November, 2011 was my second trip to Haiti. I was so excited to return, to see how the children at the orphanage where had grown and to be able to provide medical care to as many people as the team possibly could. During my first trip to Haiti this past April, it was like culture shock…to see the mass amount of people living in such deplorable conditions, just hours away from our posh homes and schools. This trip, I was prepared for the sites, the smells and the extreme poverty I would witness. What I wasn’t prepared for was the heart wrenching departure on our final day.
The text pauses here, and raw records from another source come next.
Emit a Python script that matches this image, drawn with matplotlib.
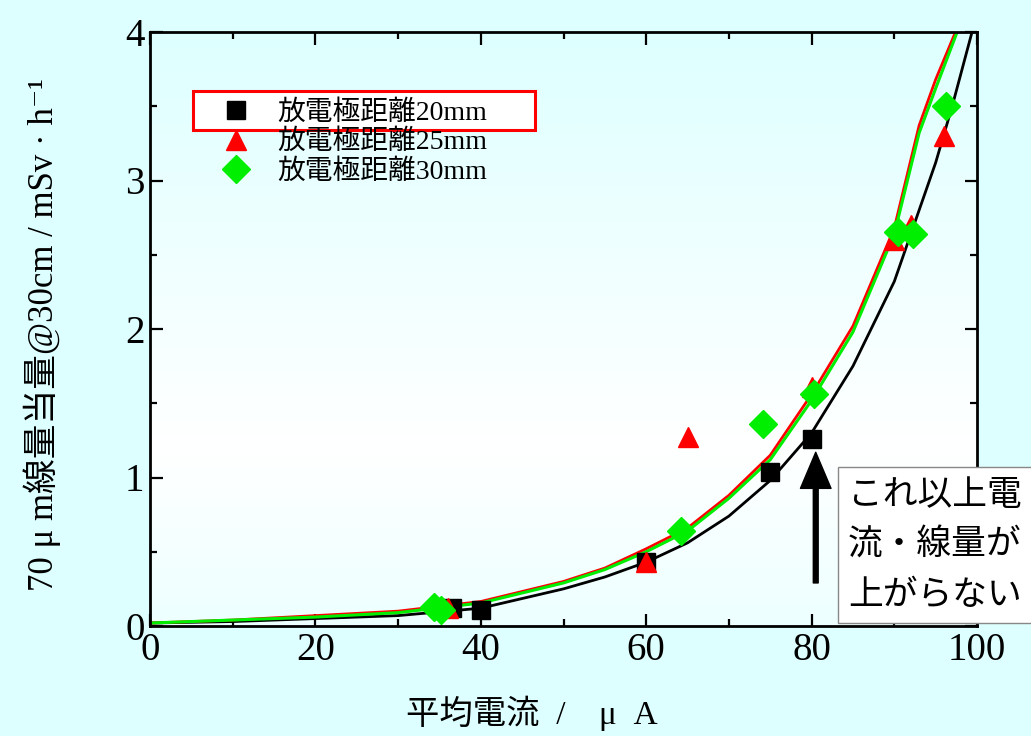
import numpy as np
import matplotlib
matplotlib.use("Agg")
import matplotlib.pyplot as plt
from matplotlib.patches import Rectangle
from matplotlib.ticker import MultipleLocator

plt.rcParams['font.family'] = ['Liberation Serif', 'Noto Sans CJK JP', 'DejaVu Serif']

# ── data ──────────────────────────────────────────────────────────────────────
labels = ["放電極距離20mm", "放電極距離25mm", "放電極距離30mm"]

x20 = [36.5, 40, 60, 75, 80]
y20 = [0.12, 0.11, 0.43, 1.04, 1.26]
x25 = [36, 60, 65, 80, 90, 92, 96]
y25 = [0.12, 0.43, 1.27, 1.61, 2.6, 2.7, 3.3]
x30 = [34.3, 35.2, 64.2, 74.1, 80.3, 90.4, 92.3, 96.2]
y30 = [0.13, 0.11, 0.64, 1.36, 1.56, 2.65, 2.64, 3.5]

# fitted curves
fit20_x = [0, 10, 20, 30, 40, 50, 55, 60, 65, 70, 75, 80, 85, 90, 95, 97, 99.4]
fit20_y = [0.02, 0.03, 0.05, 0.07, 0.12, 0.25, 0.33, 0.43, 0.56, 0.74, 0.98, 1.30, 1.75, 2.32, 3.12, 3.5, 4.0]
fit25_x = [0, 10, 20, 30, 40, 50, 55, 60, 65, 70, 75, 80, 85, 90, 93, 95, 97.4]
fit25_y = [0.02, 0.04, 0.07, 0.10, 0.165, 0.30, 0.39, 0.52, 0.66, 0.88, 1.15, 1.56, 2.02, 2.68, 3.37, 3.68, 4.0]
fit30_x = [0, 10, 20, 30, 40, 50, 55, 60, 65, 70, 75, 80, 85, 90, 93, 95, 97.6]
fit30_y = [0.02, 0.04, 0.06, 0.09, 0.155, 0.29, 0.38, 0.50, 0.64, 0.86, 1.12, 1.52, 1.98, 2.64, 3.32, 3.62, 4.0]

note = "これ以上電\n流・線量が\n上がらない"

# ── figure ────────────────────────────────────────────────────────────────────
fig = plt.figure(figsize=(10.31, 7.36), dpi=100, facecolor="#DEFFFF")
ax = fig.add_axes([150 / 1031, 1 - 626 / 736, 827 / 1031, 594 / 736])

# plot-area gradient: cyan at top, white lower down, faint cyan at bottom
t = np.linspace(0, 1, 256)[:, None]
top_c, mid_c, bot_c = np.array([0.87, 1, 1]), np.array([1, 1, 1]), np.array([0.93, 1, 1])
grad = np.where(t < 0.3, bot_c + (mid_c - bot_c) * (t / 0.3),
                mid_c + (top_c - mid_c) * ((t - 0.3) / 0.7))
ax.imshow(grad[:, None, :] * np.ones((1, 2, 1)), extent=[0, 100, 0, 4],
          origin="lower", aspect="auto", zorder=0, interpolation="bilinear")

ax.plot(fit20_x, fit20_y, color="black", lw=2, zorder=2)
ax.plot(fit25_x, fit25_y, color="#FF0000", lw=2, zorder=2)
ax.plot(fit30_x, fit30_y, color="#00EE00", lw=2.2, zorder=2)

h20, = ax.plot(x20, y20, ls="none", marker="s", ms=13, color="black", zorder=3, label=labels[0])
h25, = ax.plot(x25, y25, ls="none", marker="^", ms=15, color="#FF0000", zorder=3, label=labels[1])
h30, = ax.plot(x30, y30, ls="none", marker="D", ms=14, color="#00EE00", zorder=3, label=labels[2])

ax.set_xlim(0, 100)
ax.set_ylim(0, 4)
ax.xaxis.set_major_locator(MultipleLocator(20))
ax.xaxis.set_minor_locator(MultipleLocator(10))
ax.yaxis.set_major_locator(MultipleLocator(1))
ax.yaxis.set_minor_locator(MultipleLocator(0.5))
ax.tick_params(which="both", direction="in", top=True, right=True, width=1.6, labelsize=28)
ax.tick_params(which="major", length=9)
ax.tick_params(which="minor", length=5)
ax.tick_params(axis="x", pad=4)
ax.tick_params(axis="y", pad=4)
for s in ax.spines.values():
    s.set_linewidth(2)

ax.set_xlabel("平均電流\u2002/\u2003μ\u2002A", fontsize=24)
ax.xaxis.set_label_coords(0.462, -0.118)
ax.set_ylabel("70 μ m線量当量@30cm / mSv · h⁻¹", fontsize=25)
ax.yaxis.set_label_coords(-0.108, 0.49)

# legend with red box around the first entry
leg = ax.legend(handles=[h20, h25, h30], loc="upper left", bbox_to_anchor=(0.0786, 0.8855),
                frameon=False, fontsize=20, borderpad=0, borderaxespad=0,
                handlelength=1.5, handletextpad=0.75, labelspacing=0.14)
leg.set_zorder(6)
ax.add_patch(Rectangle((0.052, 0.835), 0.4136, 0.0657, transform=ax.transAxes,
                       fill=True, fc="white", ec="#FF0000", lw=2.2, zorder=5))

# arrow + note
ax.annotate("", xy=(80.5, 1.17), xytext=(80.5, 0.29),
            arrowprops=dict(width=3.5, headwidth=22, headlength=26, color="black", shrink=0),
            zorder=4)
ax.text(0.8225, 0.2595, note, transform=fig.transFigure, fontsize=25, family="Noto Sans CJK JP",
        linespacing=1.55, va="center", ha="left", zorder=10,
        bbox=dict(boxstyle="square,pad=0.3", fc="white", ec="#888888", lw=1))

fig.savefig("out.png", dpi=100, facecolor=fig.get_facecolor())
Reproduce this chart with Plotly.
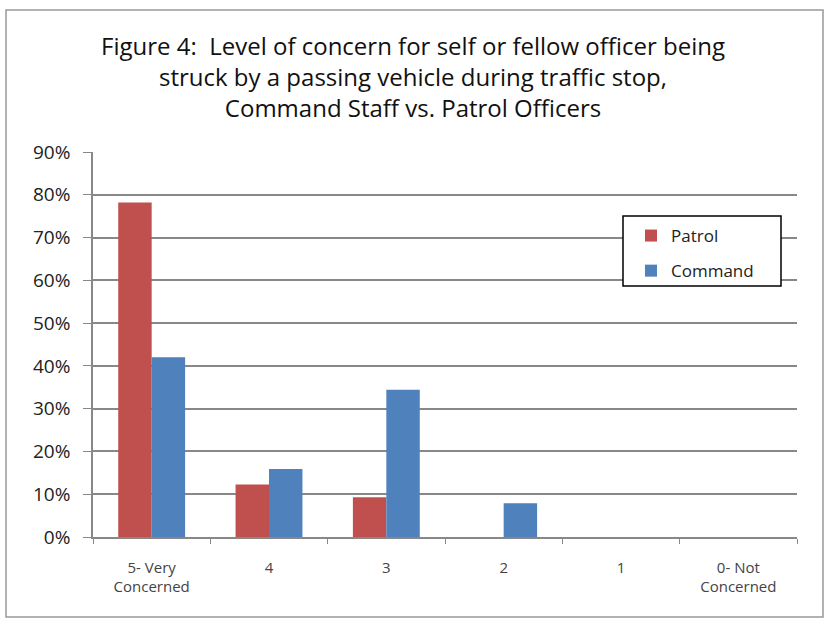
import plotly.graph_objects as go

categories = ["5- Very<br>Concerned", "4", "3", "2", "1", "0- Not<br>Concerned"]
patrol = [0.782, 0.123, 0.093, 0.0, 0.0, 0.0]
command = [0.420, 0.159, 0.344, 0.079, 0.0, 0.0]
y_ticks = [0, 0.1, 0.2, 0.3, 0.4, 0.5, 0.6, 0.7, 0.8, 0.9]
y_labels = ["0%", "10%", "20%", "30%", "40%", "50%", "60%", "70%", "80%", "90%"]

font = "Open Sans, sans-serif"

L, R, T, B = 93, 29, 152, 81
W, H = 826, 618
PW, PH = W - L - R, H - T - B

fig = go.Figure()
fig.add_trace(go.Bar(name="Patrol", x=categories, y=patrol, legendgroup="p",
                     marker=dict(color="#C0504D", line=dict(width=0))))
fig.add_trace(go.Bar(name="Command", x=categories, y=command, legendgroup="c",
                     marker=dict(color="#4F81BD", line=dict(width=0))))

fig.update_layout(
    width=W, height=H,
    paper_bgcolor="white", plot_bgcolor="white",
    margin=dict(l=L, r=R, t=T, b=B, autoexpand=False),
    barmode="group", bargap=0.43, bargroupgap=0,
    font=dict(family=font, color="#222", size=15),
    title=dict(
        text="Figure 4:  Level of concern for self or fellow officer being<br>struck by a passing vehicle during traffic stop,<br>Command Staff vs. Patrol Officers",
        x=0.5, xanchor="center", y=1 - 55 / H, yanchor="top",
        font=dict(family=font, size=24, color="#111"),
    ),
    legend=dict(
        x=(631 - L) / PW, y=(H - B - 218) / PH, xref="paper", yref="paper",
        xanchor="left", yanchor="top",
        borderwidth=0, bgcolor="rgba(0,0,0,0)",
        font=dict(family=font, size=17, color="#222"),
        traceorder="grouped", tracegroupgap=10,
        itemwidth=30,
    ),
    showlegend=True,
)
fig.update_xaxes(
    showline=True, linecolor="#888", linewidth=1.5,
    ticks="outside", tickson="boundaries", ticklen=5, tickcolor="#888",
    tickfont=dict(size=15, color="#444"), ticklabelstandoff=16,
)
fig.update_yaxes(
    range=[0, 0.9], tickvals=y_ticks, ticktext=y_labels,
    showgrid=True, gridcolor="#888888", gridwidth=1.5,
    showline=True, linecolor="#888", linewidth=1.5,
    ticks="outside", ticklen=8, tickcolor="#888",
    tickfont=dict(size=19, color="#222"), zeroline=False, ticklabelstandoff=9,
)
# outer chart frame
fig.add_shape(type="rect", xref="paper", yref="paper",
              x0=(6 - L) / PW, x1=(823 - L) / PW,
              y0=(H - B - 617) / PH, y1=(H - B - 10) / PH,
              line=dict(color="#999", width=1.5), fillcolor="rgba(0,0,0,0)", layer="below")
# legend frame
fig.add_shape(type="rect", xref="paper", yref="paper",
              x0=(623 - L) / PW, x1=(781 - L) / PW,
              y0=(H - B - 286) / PH, y1=(H - B - 216) / PH,
              line=dict(color="black", width=1.5), fillcolor="white", layer="above")
fig.write_html("out.html", config={"displayModeBar": False},
               post_script="document.body.style.margin='0';document.body.style.overflow='hidden';")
Our three clinic days were awesome, located in various areas of Cabaret, the home village to many of our translators and friends. On Sunday, thirteen surgeries were performed in the orphanage play area, this day closed off to curious little eyes. As a Nurse Anesthetist, I was at home in the surgical setting, despite the limited resources typically available to me. I wish I could do anesthesia in that location every day! One of the cases tentatively scheduled for the day was the removal of two sixth fingers on a 10-month-old infant in the orphanage. The baby had arrived at the orphanage since my last visit and I did not know him well. His mother is terminally ill and he was brought to the orphanage as a last resort before malnutrition and disease would take his life. I held him close, hearing a slight runny nose and congestion. He was not, on this day, a good surgical candidate and I postponed his case until one of our surgical teams returns again. That evening, his condition was worsening and I was thankful to have made that decision. I gave him a breathing treatment, hoping to have him improve as the team was leaving early the next morning.
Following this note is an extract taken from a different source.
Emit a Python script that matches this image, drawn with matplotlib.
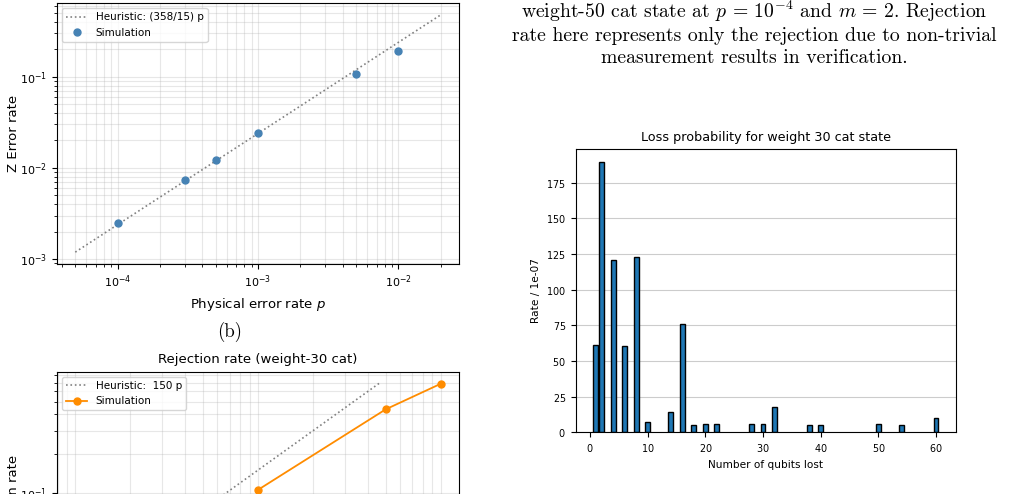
import matplotlib.pyplot as plt
import numpy as np

plt.rcParams['mathtext.fontset'] = 'cm'
plt.rcParams['axes.formatter.use_mathtext'] = True

# (a) Z error rate of the cat state
p_sim = [1e-4, 3e-4, 5e-4, 1e-3, 5e-3, 1e-2]
z_err = [2.5e-3, 7.4e-3, 0.0123, 0.0244, 0.108, 0.193]
p_heur = [5e-5, 2e-2]
z_coef = 358 / 15

# (b) rejection rate, weight-30 cat
p_rej = [1e-3, 5e-3, 1e-2]
rej_rate = [0.106, 0.437, 0.685]
p_rej_heur = [1e-4, 4.6e-3]
rej_coef = 150

# loss histogram, weight 30 cat
lost = [1, 2, 4, 6, 8, 10, 14, 16, 18, 20, 22, 28, 30, 32, 38, 40, 50, 54, 60]
rate = [61, 189.5, 121, 60.5, 123, 7.4, 14.5, 76, 5.1, 6.0, 5.6, 6.0, 5.6, 18, 5.1, 5.1, 5.6, 5.1, 10.3]

caption = [
    r'weight-50 cat state at $p\,=\,10^{-4}$ and $m\,=\,2$. Rejection',
    'rate here represents only the rejection due to non-trivial',
    'measurement results in verification.',
]

W, H = 1010, 494
fig = plt.figure(figsize=(W / 100, H / 100), dpi=100)


def box(l, t, r, b):
    return [l / W, 1 - b / H, (r - l) / W, (b - t) / H]


fs = 9.5
ftick = 8.0
fleg = 7.5

# top left
ax1 = fig.add_axes(box(57, 3, 459, 264))
ph = np.array(p_heur)
ax1.loglog(ph, z_coef * ph, ':', color='gray', lw=1.2, label='Heuristic: (358/15) p')
ax1.loglog(p_sim, z_err, 'o', color='steelblue', ms=5, label='Simulation')
ax1.grid(True, which='both', alpha=0.3)
ax1.set_xlabel('Physical error rate $p$', fontsize=fs, math_fontfamily='dejavusans')
ax1.set_ylabel('Z Error rate', fontsize=fs, labelpad=0.5)
ax1.tick_params(labelsize=ftick)
ax1.legend(loc='upper left', fontsize=fleg)

fig.text(230 / W, 1 - 332 / H, '(b)', family='cmr10', fontsize=13.5, ha='center', va='center')

# bottom left (cut off by the page)
ax2 = fig.add_axes(box(57, 371.7, 459, 632))
pr = np.array(p_rej_heur)
ax2.loglog(pr, rej_coef * pr, ':', color='gray', lw=1.2, label='Heuristic:  150 p')
ax2.loglog(p_rej, rej_rate, 'o-', color='darkorange', ms=5, lw=1.3, label='Simulation')
ax2.set_xlim(10 ** -4.1, 10 ** -1.9)
ax2.set_ylim(0.0087, 0.847)
ax2.grid(True, which='both', alpha=0.3)
ax2.set_title('Rejection rate (weight-30 cat)', fontsize=fs)
ax2.set_ylabel('Rejection rate', fontsize=fs, labelpad=0.5)
ax2.tick_params(labelsize=ftick, labelbottom=False)
ax2.legend(loc='upper left', fontsize=fleg)

# caption on the right
for i, line in enumerate(caption):
    fig.text(754 / W, 1 - (18.3 + 22.5 * i) / H, line, family='cmr10', fontsize=14.2,
             ha='center', va='baseline')

# histogram
fs2 = 7.6
ax3 = fig.add_axes(box(575.7, 149, 956, 432.3))
ax3.bar(lost, rate, width=0.85, color='#1f77b4', edgecolor='black', lw=1)
ax3.set_axisbelow(True)
ax3.yaxis.grid(True, color='#cccccc')
ax3.set_xlim(-2.48, 63.47)
ax3.set_ylim(0, 198.7)
ax3.set_title('Loss probability for weight 30 cat state', fontsize=9.2)
ax3.set_xlabel('Number of qubits lost', fontsize=fs2)
ax3.set_ylabel('Rate / 1e-07', fontsize=fs2)
ax3.tick_params(labelsize=6.9)

plt.savefig('out.png', dpi=100)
As dawn broke on Monday, I waited to hear the sounds of awakening in the nursery. I crept in and cradled him in my arms….he was burning hot with fever and very congested. The tears, my tears, poured on his face as I knew the van was ready to leave for the airport. I felt so helpless as I took him outside where the team was waiting. With tears in my eyes, I updated Dr. Leo and Dr. Robert on his declining condition. We had to go…the baby wasn’t in distress, which I knew, but I also knew if I just had a little more time, I could help him. I reluctantly and very tearfully handed him back to Bonnie, the resident director, while rattling off a list of things to do for him. I crawled into the van with a broken heart, a waterfall of tears and feeling as if I were abandoning one of my own children. I leaned over to Dr. Robert and said “I hope the van doesn’t start”…just then the engine turned over and we began our departure. And then, they stopped….we had a flat tire! YES!…out the door we went, grabbing the baby on the way. I had just enough time to give him a breathing treatment and medication before I left. I still cried handing him back over, but I knew I had done the best I could. I thought about him all the way home and haven’t’ stopped thinking of him since. This little, helpless boy with the huge beautiful eyes and long eyelashes, is lucky to just have another day. There are so many children just like him in Haiti, but he has my heart forever. I can’t wait to return to Haiti to all the people there. I thank Guiga, Leo, Robert and Tammy for all their hard work and organization and for sharing this part of the world with me.